Studies are finding statistical support for what many have known for two millennia: that practicing mindfulness enhances mental and physical health, creativity, and contextual learning (Kolb & Yanagneh). We realize that the traditional ideas of mindfulness do not appeal to everyone. Therefore, we have created a number of activities that we believe can help students achieve similar outcomes through mindfully engaging with their environment through active attention and no judgment. The following questions have been designed to encourage students to think about parts of their study abroad environment that they may not consider in the moment.
***These questions were not designed to be appropriate for every destination, therefore we ask our students to pursue options that are safe, accessible and appropriate for the culture they are in.***
- Do the people around you drink out of paper cups or do they use travel mugs? What about plastic water bottles? Are places to recycle prominent?
- Go into a local grocery store or market. Look at the produce, where is it from? What does it look like? How are things packaged?
- If possible, eat lunch outside, if not, eat lunch near a window. Observe little changes outside while you eat.
- Look at the cars: What are they like? How are they powered? Is there a lot of traffic due to cars? How else do people get around?
- Look at the homes, what are they built out of? Are they close together or far apart? Do they have outdoor space?
- Listen to the way people speak. Is it loudly or softly? Formally or informally?
- Notice the role of gender where you live.
- Look at the clothing of people around you, is it bright or more subdued? Is it designed for practicality or fashion? What fabrics are used?
- Look at people’s footwear throughout your day. What do you notice? Is footwear for fashion or practicality? Does the weather affect footwear?
- Go to a popular tourist location, grab a coffee and watch tourists. What are they doing? How do they treat one another? Do they notice the locals? Do the locals notice them?
- Do you see the flag often? Are the flags big or small? Where do you see it?
- Is the community that you are in accessible to everyone? Are stairs necessary to access buildings or parts of buildings? When crossing the road is there sound to indicate when to wait and when to cross? What else do you notice that would be a barrier to a person with a disability?
- Instead of taking public transportation, when possible, walk to where you need to go (no headphones) and focus on what you see/hear/smell. Don’t let your mind wander from the present.

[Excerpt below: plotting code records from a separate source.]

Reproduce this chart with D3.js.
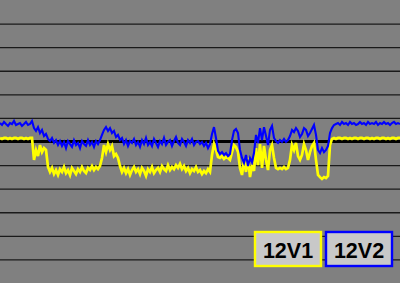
<!DOCTYPE html>
<html>
<head>
<meta charset="utf-8">
<script src="https://cdn.jsdelivr.net/npm/d3@7"></script>
<style>
html,body{margin:0;padding:0;background:#808080;}
svg{display:block;}
</style>
</head>
<body>
<svg id="chart" width="400" height="283"></svg>
<script>
// Rail voltages (V), one sample per step
const v12v1 = [
12.015,12.011,12.015,12.015,12.011,12.015,12.011,12.015,12.015,12.011,12.015,12.015,12.011,12.015,12.011,12.015,12.015,
11.922,11.964,11.938,11.985,11.955,11.972,11.964,11.892,
11.871,11.888,11.862,11.879,11.858,11.883,11.871,11.892,11.866,11.879,11.858,11.888,11.875,11.862,11.883,11.871,11.892,11.875,11.866,11.888,11.879,11.896,11.879,11.892,11.883,11.896,
11.930,11.985,11.955,11.989,11.964,11.981,11.938,11.947,11.930,11.896,
11.871,11.888,11.866,11.883,11.858,11.879,11.892,11.871,11.883,11.862,11.888,11.875,11.854,11.883,11.871,11.892,11.866,11.879,11.888,11.871,11.896,11.883,11.875,11.900,11.879,11.892,11.883,11.900,11.888,11.905,11.883,11.896,11.875,11.888,11.866,11.883,11.875,11.892,11.871,11.879,11.862,11.875,11.866,11.883,11.871,
11.943,11.989,11.964,11.934,11.930,11.938,11.926,11.934,11.930,11.922,11.955,11.985,11.977,11.955,11.888,11.858,11.922,11.871,11.930,11.849,11.900,11.875,11.972,11.900,11.989,11.888,11.981,11.922,11.879,11.964,11.985,11.930,11.888,11.883,11.888,11.883,11.892,11.883,11.888,11.922,11.985,11.964,11.994,11.938,11.922,11.943,11.989,11.964,11.922,11.955,11.981,11.994,11.922,11.858,11.849,11.841,11.849,11.845,11.854,11.985,12.011,12.015,
12.011,12.015,12.015,12.011,12.015,12.015,12.011,12.015,12.011,12.015,12.015,12.011,12.015,12.015,12.011,12.015,12.015,12.011,12.015,12.011,12.015,12.015,12.011,12.015,12.015,12.011,12.015,12.011,12.015,12.015,12.011,12.015,12.015
];
const v12v2 = [
12.078,12.070,12.083,12.074,12.066,12.078,12.074,12.087,12.070,12.074,12.078,12.066,12.074,12.083,12.070,12.074,
12.087,12.057,12.045,12.061,12.036,12.049,12.023,12.032,12.011,12.002,12.015,11.994,12.006,
11.985,12.002,11.981,11.998,11.972,12.002,11.989,11.977,12.006,11.985,11.994,11.972,12.002,11.989,11.981,12.006,11.985,11.998,11.977,12.002,11.989,12.006,
12.028,12.049,12.061,12.045,12.057,12.036,12.045,12.019,12.028,12.006,12.015,
11.989,12.006,11.981,12.002,11.994,12.011,11.985,11.998,11.977,12.006,11.989,12.015,11.985,11.998,11.981,12.011,11.994,11.977,12.002,11.989,12.015,11.985,11.998,12.006,11.981,12.002,12.019,11.994,11.985,12.011,11.998,11.981,12.006,11.994,12.011,11.985,11.998,12.002,11.989,11.998,11.981,11.994,11.972,11.989,
12.032,12.061,12.015,11.960,11.947,11.955,11.943,11.951,11.938,11.947,12.006,12.045,12.053,12.036,11.964,11.930,11.909,11.943,11.896,11.930,11.913,11.951,12.028,11.994,12.057,12.006,12.061,12.023,11.985,12.049,12.066,12.015,12.002,11.994,12.006,11.998,12.011,11.998,12.006,12.023,12.049,12.040,12.057,12.045,12.019,12.032,12.057,12.049,12.023,12.036,12.053,12.070,12.028,11.964,11.951,11.972,11.955,11.964,11.981,12.036,12.057,12.070,12.074,
12.078,12.070,12.083,12.074,12.078,12.070,12.083,12.074,12.078,12.070,12.074,12.083,12.074,12.078,12.070,12.083,12.074,12.078,12.074,12.083,12.070,12.078,12.074,12.083,12.074,12.078,12.070,12.078,12.083,12.074,12.078,12.074
];
const gridTicks = [11.5,11.6,11.7,11.8,11.9,12.0,12.1,12.2,12.3,12.4,12.5];
const nominal = 12.0;
const vRange = [11.4, 12.6];
const legendLabels = ["12V1", "12V2"];
const seriesColors = ["#ffff00", "#0000ff"];

const W = 400, H = 283;
const svg = d3.select("#chart");
const x = d3.scaleLinear().domain([0, v12v1.length - 1]).range([0, W]);
const y = d3.scaleLinear().domain(vRange).range([H, 0]);

svg.append("rect").attr("width", W).attr("height", H).attr("fill", "#808080");

const yAxis = d3.axisLeft(y).tickValues(gridTicks).tickSize(-W).tickFormat("");
const g = svg.append("g").call(yAxis);
g.select(".domain").remove();
g.selectAll(".tick line").attr("stroke", "#1a1a1a").attr("stroke-width", 1.4);

svg.append("line")
  .attr("x1", 0).attr("x2", W)
  .attr("y1", y(nominal)).attr("y2", y(nominal))
  .attr("stroke", "#000").attr("stroke-width", 3);

const line = d3.line().x((d, i) => x(i)).y(d => y(d));
[v12v1, v12v2].forEach((s, k) => {
  svg.append("path").datum(s)
    .attr("fill", "none")
    .attr("stroke", seriesColors[k])
    .attr("stroke-width", k === 0 ? 2.7 : 2.1)
    .attr("stroke-linejoin", "miter")
    .attr("d", line);
});

const lg = svg.append("g");
const boxX = [255, 326];
legendLabels.forEach((lab, k) => {
  lg.append("rect")
    .attr("x", boxX[k]).attr("y", 232).attr("width", 66).attr("height", 34)
    .attr("fill", "#c8c8c8").attr("stroke", seriesColors[k]).attr("stroke-width", 2.4);
  lg.append("text")
    .attr("x", boxX[k] + 33).attr("y", 257.5)
    .attr("text-anchor", "middle")
    .attr("font-family", "'Liberation Sans', Arial, sans-serif")
    .attr("font-weight", "bold").attr("font-size", 21.5)
    .attr("fill", "#000")
    .text(lab);
});
</script>
</body>
</html>
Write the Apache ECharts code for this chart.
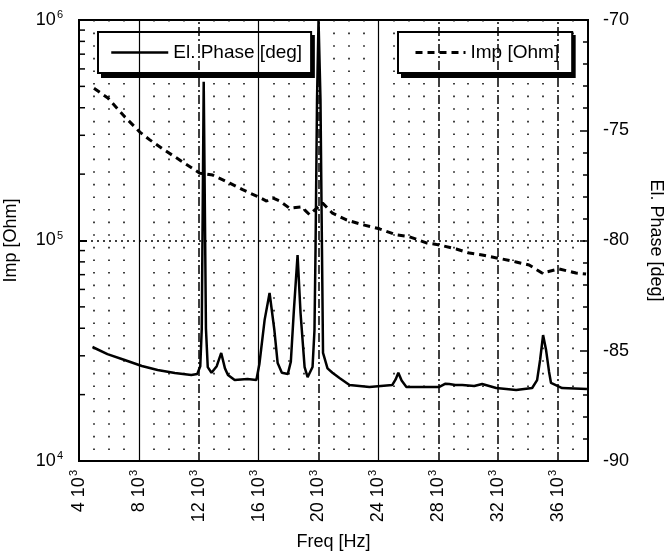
<!DOCTYPE html>
<html>
<head>
<meta charset="utf-8">
<script src="https://cdn.jsdelivr.net/npm/echarts@6/dist/echarts.min.js"></script>
<style>
html, body { margin: 0; padding: 0; background: #fff; }
#main { width: 667px; height: 553px; }
</style>
</head>
<body>
<div id="main"></div>
<script>
// El. Phase [deg] (solid, right axis)
var phaseFreq = [4900, 5900, 7050, 8200, 9250, 10400, 11500, 11900, 12100, 12200, 12270, 12330, 12400, 12480, 12600,
    12850, 13200, 13500, 13750, 13950, 14400, 15250, 15850, 16050, 16400, 16730, 17050, 17270, 17550, 17950,
    18150, 18350, 18600, 18800, 19070, 19270, 19600, 19730, 19800, 19900, 20000, 20130, 20230, 20300, 20600,
    20930, 21400, 22070, 23400, 24930, 25150, 25330, 25550, 25870, 27400, 28070, 28450, 28730, 29130, 29600,
    30400, 30930, 31870, 33200, 34270, 34600, 34800, 35000, 35200, 35400, 35530, 36270, 37930];
var phaseDeg = [-84.83, -85.15, -85.42, -85.69, -85.87, -86.01, -86.10, -86.05, -85.7, -84.0, -78, -72.8, -78, -84.0, -85.74,
    -86.0, -85.7, -85.1, -85.8, -86.1, -86.33, -86.28, -86.33, -85.6, -83.6, -82.38, -84.06, -85.56, -86.0, -86.05,
    -85.5, -83.2, -80.66, -83.3, -85.74, -86.2, -85.74, -84.06, -80.4, -73.6, -70, -73.6, -80.4, -85.1, -85.8,
    -86.0, -86.24, -86.55, -86.64, -86.55, -86.3, -86.0, -86.35, -86.64, -86.64, -86.64, -86.5, -86.51, -86.55, -86.55,
    -86.6, -86.51, -86.69, -86.78, -86.69, -86.33, -85.42, -84.29, -84.97, -85.96, -86.46, -86.69, -86.73];

// Imp [Ohm] (dashed, left log axis)
var impFreq = [5000, 5930, 7070, 8070, 8730, 9600, 10930, 12070, 12930, 14070, 14930, 15870, 16530, 16930, 17400,
    18070, 18870, 19400, 20270, 20930, 21870, 22930, 24070, 25200, 26070, 27200, 28070, 29200, 30070, 30930,
    32270, 33200, 34070, 34930, 36070, 37200, 37870];
var impOhm = [490000, 443000, 363000, 310000, 286000, 260000, 227000, 202000, 198000, 182000, 170000, 159000, 151000, 156000, 151000,
    140000, 142000, 131000, 148000, 133000, 124000, 118000, 113000, 106000, 104000, 97500, 95500, 91500, 87700, 85900,
    82400, 79900, 77400, 71200, 74300, 71200, 70500];

var impMinorTicks = [20000, 30000, 40000, 50000, 60000, 70000, 80000, 90000,
    200000, 300000, 400000, 500000, 600000, 700000, 800000, 900000];
var solidGridFreqs = [8000, 16000, 24000];
var dashGridFreqs = [12000, 20000, 28000, 32000, 36000];

var fontName = 'Liberation Sans';
var phaseLine = { color: '#000', width: 2.5, type: 'solid' };
var impLine = { color: '#000', width: 3, type: [7, 5] };

function pairs(xs, ys) {
    return xs.map(function (x, i) { return [x, ys[i]]; });
}

// legend box with a hard black drop shadow (a black copy sits under it)
function legendBox(name, left, itemWidth, pad, line, isShadow) {
    return {
        data: [name],
        selectedMode: false,
        left: left + (isShadow ? 4 : 0),
        top: 32 + (isShadow ? 4 : 0),
        z: isShadow ? 3 : 4,
        itemWidth: itemWidth,
        itemHeight: 14,
        padding: pad,
        backgroundColor: isShadow ? '#000' : '#fff',
        borderColor: '#000',
        borderWidth: 2,
        borderRadius: 0,
        itemStyle: { color: 'rgba(0,0,0,0)', borderColor: 'rgba(0,0,0,0)', borderWidth: 0 },
        lineStyle: isShadow ? { color: 'rgba(0,0,0,0)', width: 0 } : line,
        textStyle: { fontSize: 19, color: isShadow ? 'rgba(0,0,0,0)' : '#000', fontFamily: fontName }
    };
}

var myChart = echarts.init(document.getElementById('main'));

var gridLines = [];
solidGridFreqs.forEach(function (f) {
    gridLines.push({ xAxis: f, lineStyle: { type: 'solid', width: 1.2, color: '#000' } });
});
dashGridFreqs.forEach(function (f) {
    gridLines.push({ xAxis: f, lineStyle: { type: [9, 3, 2, 3], width: 1.5, color: '#000' } });
});

option = {
    backgroundColor: '#fff',
    animation: false,
    textStyle: { fontFamily: fontName, color: '#000' },
    grid: {
        left: 79,
        right: 79,
        top: 20,
        bottom: 92,
        outerBoundsMode: 'none',
        containLabel: false,
        show: true,
        borderColor: '#000',
        borderWidth: 2
    },
    legend: [
        legendBox('El. Phase [deg]', 98, 57, [11, 9, 11, 12], phaseLine, true),
        legendBox('El. Phase [deg]', 98, 57, [11, 9, 11, 12], phaseLine, false),
        legendBox('Imp [Ohm]', 398, 50, [11, 13, 11, 16], impLine, true),
        legendBox('Imp [Ohm]', 398, 50, [11, 13, 11, 16], impLine, false)
    ],
    xAxis: {
        type: 'value',
        min: 4000,
        max: 38000,
        interval: 4000,
        name: 'Freq [Hz]',
        nameLocation: 'middle',
        nameGap: 72,
        nameTextStyle: { fontSize: 18, color: '#000', verticalAlign: 'top' },
        axisLine: { show: true, lineStyle: { color: '#000', width: 2 } },
        axisTick: { show: false },
        minorTick: { show: false, splitNumber: 4 },
        splitLine: { show: false },
        minorSplitLine: { show: true, lineStyle: { color: '#111', width: 1.6, type: [1.6, 11] } },
        axisLabel: {
            rotate: 90,
            margin: 9,
            showMaxLabel: false,
            color: '#000',
            formatter: function (v) {
                if (v > 36000) return '';
                return '{b|' + (v / 1000) + ' 10}{e|3}';
            },
            rich: {
                b: { fontSize: 18, fontFamily: fontName, color: '#000' },
                e: { fontSize: 11, fontFamily: fontName, color: '#000', padding: [0, 0, 10, 1] }
            }
        }
    },
    yAxis: [{
        type: 'log',
        logBase: 10,
        min: 10000,
        max: 1000000,
        name: 'Imp [Ohm]',
        nameLocation: 'middle',
        nameGap: 59,
        nameRotate: 90,
        nameTextStyle: { fontSize: 18, color: '#000' },
        axisLine: { show: true, lineStyle: { color: '#000', width: 2 } },
        axisTick: { show: true, inside: true, length: 8, lineStyle: { color: '#000', width: 2 } },
        splitLine: { show: true, lineStyle: { color: '#000', width: 1.5, type: [2, 4] } },
        axisLabel: {
            margin: 16,
            color: '#000',
            formatter: function (v) {
                return '{b|10}{e|' + Math.round(Math.log10(v)) + '}';
            },
            rich: {
                b: { fontSize: 18, fontFamily: fontName, color: '#000' },
                e: { fontSize: 11, fontFamily: fontName, color: '#000', padding: [0, 0, 10, 1] }
            }
        }
    }, {
        type: 'value',
        position: 'right',
        min: -90,
        max: -70,
        interval: 5,
        name: 'El. Phase [deg]',
        nameLocation: 'middle',
        nameGap: 59,
        nameRotate: -90,
        nameTextStyle: { fontSize: 18, color: '#000' },
        axisLine: { show: true, lineStyle: { color: '#000', width: 2 } },
        axisTick: { show: true, inside: true, length: 8, lineStyle: { color: '#000', width: 1.5 } },
        minorTick: { show: true, splitNumber: 5, length: 5, lineStyle: { color: '#000', width: 1.5 } },
        splitLine: { show: false },
        axisLabel: { margin: 15, fontSize: 18, color: '#000', fontFamily: fontName }
    }],
    series: [{
        name: 'grid',
        type: 'line',
        data: [],
        silent: true,
        z: 1,
        markLine: {
            silent: true,
            symbol: 'none',
            label: { show: false },
            animation: false,
            data: gridLines
        }
    }, {
        name: 'ticks',
        type: 'custom',
        yAxisIndex: 0,
        silent: true,
        z: 5,
        data: impMinorTicks.map(function (v) { return [4000, v]; }),
        renderItem: function (params, api) {
            var p = api.coord([api.value(0), api.value(1)]);
            return {
                type: 'line',
                shape: { x1: p[0], y1: p[1], x2: p[0] + 6, y2: p[1] },
                style: { stroke: '#000', lineWidth: 1.5 }
            };
        }
    }, {
        name: 'El. Phase [deg]',
        type: 'line',
        yAxisIndex: 1,
        symbol: 'none',
        z: 3,
        lineStyle: phaseLine,
        itemStyle: { color: '#000' },
        data: pairs(phaseFreq, phaseDeg)
    }, {
        name: 'Imp [Ohm]',
        type: 'line',
        yAxisIndex: 0,
        symbol: 'none',
        z: 3,
        lineStyle: impLine,
        itemStyle: { color: '#000' },
        data: pairs(impFreq, impOhm)
    }]
};

if (option && typeof option === "object") {
    myChart.setOption(option, true);
}
</script>
</body>
</html>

If you must rely on public transportation, get off one stop early and walk the rest of the way.
- Look up: Sometimes the most amazing things — such as architectural details and life vignettes happening in open windows — are just above our eyesight.
- Go buy a postcard. Pick one that shows your favourite place. Reflect on why you like this place. Write it down. Mail it to someone you care about.
For more information please see:
Mindfulness and Experiential Learning. Bauback Yeganeh, Ph.D. and David Kolb, Ph.D. Working Paper WP-09-01. Department of Organizational Behavior. Weatherhead School of Management. Case Western Reserve University. March 2009.